Travel advocates note, however, that even as technology improves, the basic physics of thunderstorms, limited runway capacity and finite crew availability will continue to translate into painful days for passengers when multiple problems converge.
What Travelers Can Do When Ground Stops Hit
For travelers caught in this summer’s disruptions, preparation and flexibility remain the most practical defenses. Aviation experts and consumer advocates generally recommend booking the first flight of the day where possible, as early departures are less exposed to the rolling effects of afternoon storms and prior delays that can turn into cancellations later in the schedule.
Monitoring flight status through airline apps and signing up for text or email alerts can also provide earlier warning when a ground stop or major delay looks likely. While FAA dashboards and command center summaries provide a high-level view of airspace conditions, airlines are typically the first to push out concrete schedule changes and rebooking options specific to each traveler’s itinerary.

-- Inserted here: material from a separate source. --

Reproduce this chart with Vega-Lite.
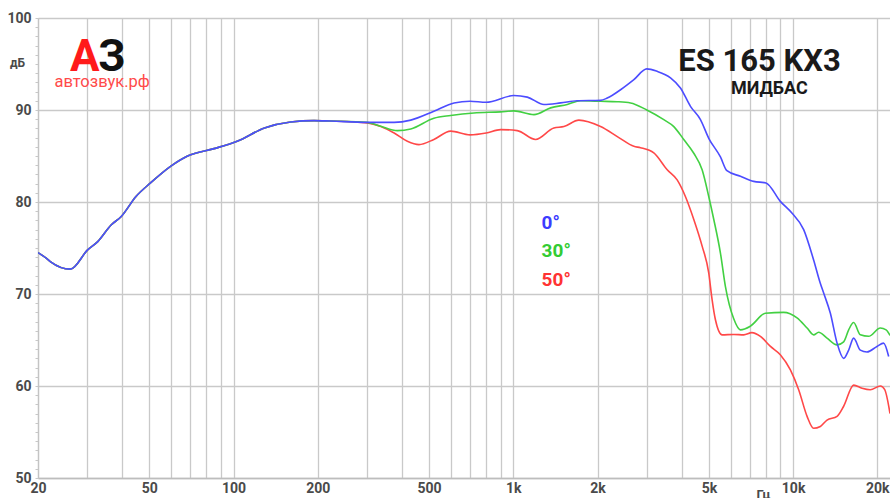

When conditions deteriorate rapidly, travelers may have to make quick decisions about whether to wait out a delay, request a different routing through less affected hubs, or accept an overnight stay and fly the following day. Reports from recent disruptions indicate that those who proactively seek alternative connections or nearby airports often have better outcomes than passengers who wait in long customer-service lines at the gate.
With several weeks of the busy summer travel season still ahead, operational summaries from the FAA suggest that more days of challenging weather are likely, particularly across the East Coast and central states. For passengers, that means the possibility of additional ground stops, extensive delays and another round of difficult travel days before conditions ease in the fall.